Large VMware hosts can seem attractive, but the resultant VM density can reduce your ability to quickly recover...
It's tempting to examine VMware hosts from a hardware perspective and focus on going as large as possible. In a shared environment, more resources will always seem better than the risk of not having enough.
The memory capacities in hardware platforms have grown, and the sheer number of cores that can fit in a physical CPU is getting hard to count. The ability to scale up hosts often means VMs can reach staggering sizes, but that doesn't happen often.
Application development has shifted to a more scaled-out approach, so the massive, single-server model isn't as popular as it once was. This leaves IT staff with high-capacity ESXi hosts that can lead to increased VM density.
Control VM density
Increased VM density isn't necessarily a bad thing. It can help reduce OS licensing costs, network connections and the size of a data center's footprint.
The key to controlling VM density is to evaluate its functionality in the event of a failure. VMware offers high availability (HA), predictive HA and fault tolerance to help recover from system failures. These technologies help prevent workloads from going offline and reduce the need to quickly restart them after a host failure. These features also work with small and large hosts, but their effectiveness can vary depending on the size of the VMware hosts and VM density.
Host size is often based on CPU or memory load. CPU is usually the top consideration because memory is easier to adjust than CPU cores.

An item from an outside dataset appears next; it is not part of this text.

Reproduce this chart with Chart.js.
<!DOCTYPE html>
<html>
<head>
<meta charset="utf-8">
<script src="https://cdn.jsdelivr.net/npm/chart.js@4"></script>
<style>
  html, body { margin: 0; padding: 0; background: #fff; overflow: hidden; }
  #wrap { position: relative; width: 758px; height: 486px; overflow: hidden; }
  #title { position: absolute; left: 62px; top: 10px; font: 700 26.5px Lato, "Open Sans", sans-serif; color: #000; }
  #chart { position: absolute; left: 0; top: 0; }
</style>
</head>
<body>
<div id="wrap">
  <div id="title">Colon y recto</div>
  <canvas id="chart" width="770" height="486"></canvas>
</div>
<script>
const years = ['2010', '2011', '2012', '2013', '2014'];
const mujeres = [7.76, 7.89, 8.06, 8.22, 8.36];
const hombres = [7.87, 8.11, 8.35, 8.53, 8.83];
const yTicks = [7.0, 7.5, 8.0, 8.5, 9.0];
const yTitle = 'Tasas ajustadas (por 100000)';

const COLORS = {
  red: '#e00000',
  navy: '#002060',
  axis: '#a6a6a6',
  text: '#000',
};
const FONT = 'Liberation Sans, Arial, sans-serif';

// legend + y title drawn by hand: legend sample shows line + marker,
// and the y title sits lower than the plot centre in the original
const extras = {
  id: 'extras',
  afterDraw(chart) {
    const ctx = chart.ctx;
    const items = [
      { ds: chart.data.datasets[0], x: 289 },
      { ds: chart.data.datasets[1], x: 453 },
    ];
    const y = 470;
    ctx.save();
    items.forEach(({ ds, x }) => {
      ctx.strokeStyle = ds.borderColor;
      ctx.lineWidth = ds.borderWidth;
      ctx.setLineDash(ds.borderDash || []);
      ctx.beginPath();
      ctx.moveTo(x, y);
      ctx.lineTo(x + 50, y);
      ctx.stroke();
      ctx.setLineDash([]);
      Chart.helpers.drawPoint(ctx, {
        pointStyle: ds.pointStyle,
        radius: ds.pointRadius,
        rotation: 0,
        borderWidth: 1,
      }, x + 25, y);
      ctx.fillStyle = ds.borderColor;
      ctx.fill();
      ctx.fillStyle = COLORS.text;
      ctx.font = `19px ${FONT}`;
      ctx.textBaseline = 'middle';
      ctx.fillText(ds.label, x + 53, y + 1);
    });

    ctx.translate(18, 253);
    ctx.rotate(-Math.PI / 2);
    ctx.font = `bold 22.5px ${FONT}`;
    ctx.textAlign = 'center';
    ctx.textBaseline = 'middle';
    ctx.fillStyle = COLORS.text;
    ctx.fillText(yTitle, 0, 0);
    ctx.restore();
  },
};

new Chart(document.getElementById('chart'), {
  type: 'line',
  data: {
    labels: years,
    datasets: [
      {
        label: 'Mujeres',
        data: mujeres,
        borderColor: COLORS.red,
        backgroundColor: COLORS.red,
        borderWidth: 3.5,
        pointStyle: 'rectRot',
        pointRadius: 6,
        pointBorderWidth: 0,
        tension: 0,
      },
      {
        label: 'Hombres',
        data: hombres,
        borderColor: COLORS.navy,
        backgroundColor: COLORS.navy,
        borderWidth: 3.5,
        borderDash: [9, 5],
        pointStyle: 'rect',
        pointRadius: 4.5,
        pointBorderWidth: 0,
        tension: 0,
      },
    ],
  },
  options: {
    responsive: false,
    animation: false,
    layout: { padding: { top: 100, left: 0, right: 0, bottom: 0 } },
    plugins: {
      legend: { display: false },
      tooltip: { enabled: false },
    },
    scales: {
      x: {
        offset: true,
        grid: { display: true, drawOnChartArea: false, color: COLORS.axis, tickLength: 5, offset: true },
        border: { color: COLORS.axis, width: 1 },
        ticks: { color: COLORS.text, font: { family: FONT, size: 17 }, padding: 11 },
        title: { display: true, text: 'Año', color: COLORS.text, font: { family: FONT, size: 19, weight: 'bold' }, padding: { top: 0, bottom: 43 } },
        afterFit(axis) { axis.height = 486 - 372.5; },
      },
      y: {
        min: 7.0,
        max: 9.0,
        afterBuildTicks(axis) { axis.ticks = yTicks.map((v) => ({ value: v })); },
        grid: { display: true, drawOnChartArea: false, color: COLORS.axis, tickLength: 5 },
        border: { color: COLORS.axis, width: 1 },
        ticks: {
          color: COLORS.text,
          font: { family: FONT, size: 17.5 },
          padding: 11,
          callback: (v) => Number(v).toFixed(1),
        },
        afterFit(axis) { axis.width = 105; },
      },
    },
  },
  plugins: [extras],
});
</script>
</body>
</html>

Depending on your math, you might want to allocate two to four vCPUs per core.
On the low end -- with an older CPU -- this could be a quad-core CPU hyper-threaded for eight usable cores. If you allocate three VM vCPUs per core, that will result in roughly 24 vCPUs per physical CPU socket. If you factor in a dual CPU socket server, which would give you 48 vCPUs for your VMs, that would average 24 VMs per host, with each VM getting 2 vCPUs.
VM configuration will vary depending on need, but this example is broadly applicable. Hyper-threading will increase the density of the physical CPUs from 8 to 48 cores.

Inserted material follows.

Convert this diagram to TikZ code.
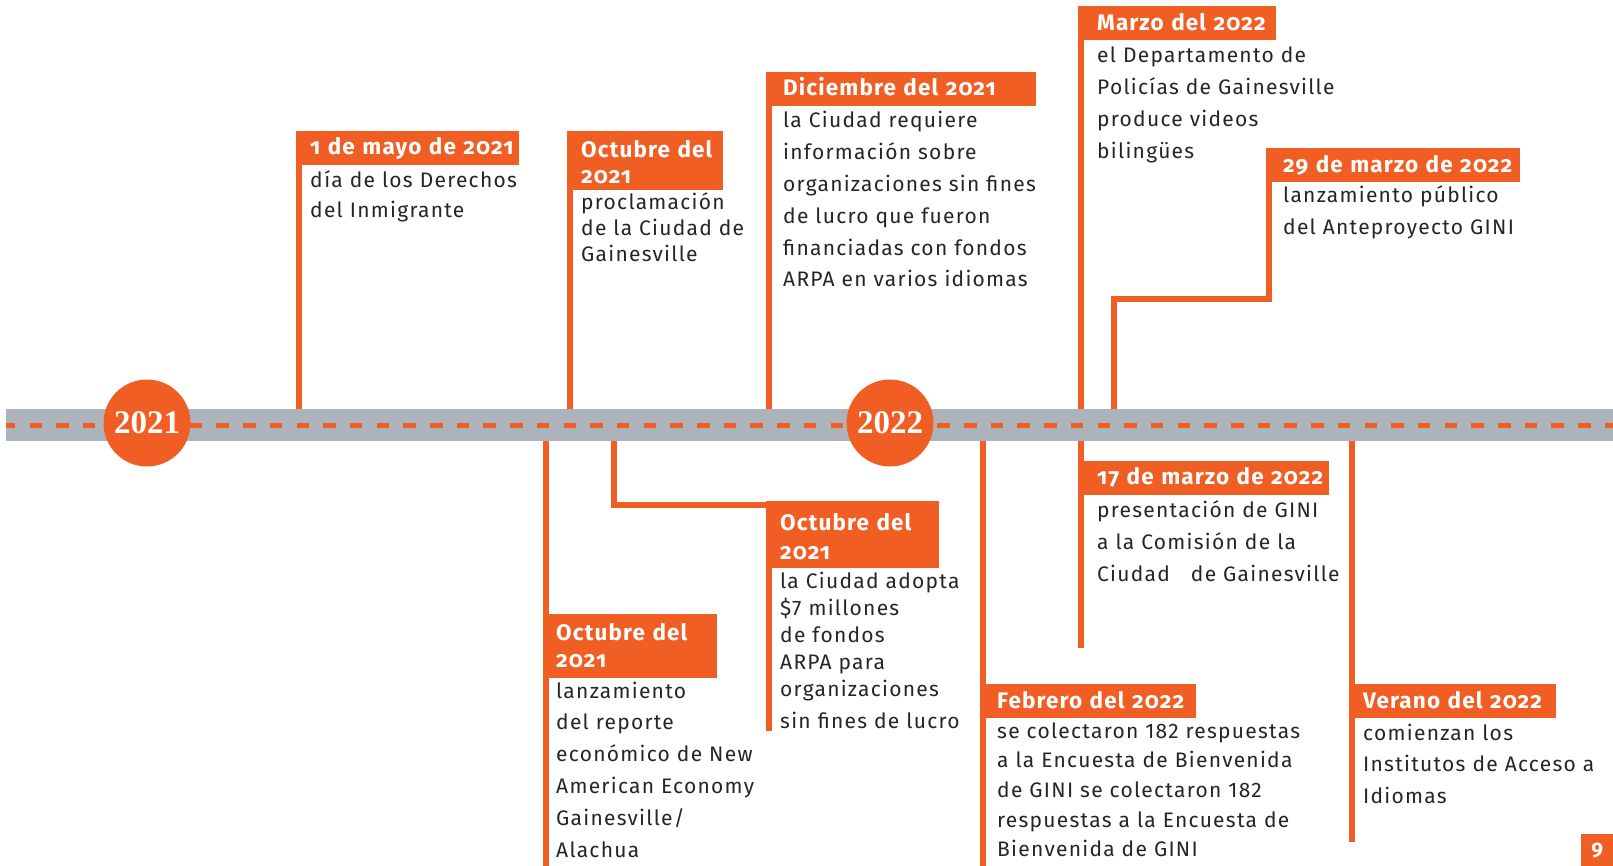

With the same math -- 3 vCPUs per CPU core on a dual CPU socket server -- you go from 16 cores in your host to 96. This means that the supported number of vCPUs goes from 48 to 288. That increases your possible VM density from 24 VMs to 144 VMs per host.
This might sound great because of the hardware footprint reduction and possible OS savings, but consider what will happen during a failure. Losing 24 VMs is bad, but losing 144 at once? Fault tolerance can only protect four VMs per host, so that might not be helpful enough. Any increase in density requires examination with regard to potential failures.
Evaluate HA restart speed
Having more hosts reduces density, which can make technologies like fault tolerance more attractive because they can better handle fewer VMs per host.

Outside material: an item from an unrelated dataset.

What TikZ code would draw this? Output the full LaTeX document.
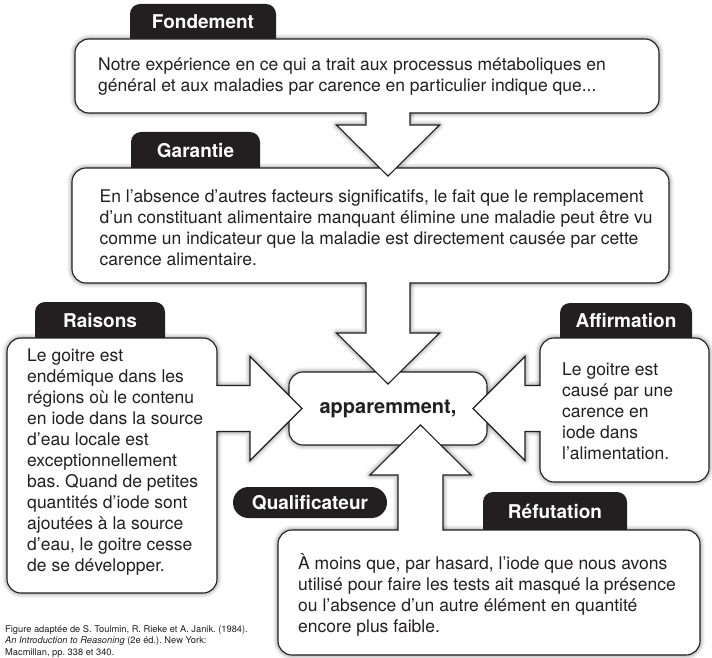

For example, supporting a quantity of 400 VMs with a ratio of 25 VMs to 1 host requires a minimum of roughly 17 hosts to handle the loss of one. Restarting 25 VMs across 16 hosts means you need no more than 2 VMs per host for a quick restart time.
If you do the same math -- 4 hosts and 400 VMs -- you end up with an average of 100 VMs per host. Losing one means the remaining VMware hosts have to restart 33 more VMs. Adding 2 VMs to 16 hosts won't make a noticeable difference, but adding 33 VMs to 3 hosts in restart mode is a substantial jump that can significantly affect your service-level agreements.
The downside to scaling out is an increased footprint in your data center, more network connections and, of course, more VMware licenses.
It's technically possible to find out the best density balance by examining costs, but it's difficult to attach a fixed cost to an extensive outage. This is due to the nature of virtualization and the way workload movement obfuscates your ability to predict exactly what will happen. You can plan for disaster and schedule recovery testing, but disaster preparation starts as soon as you make the commitment to expand virtual infrastructure. This requires finding a balance between massive VMware hosts and scaling out for potential failures.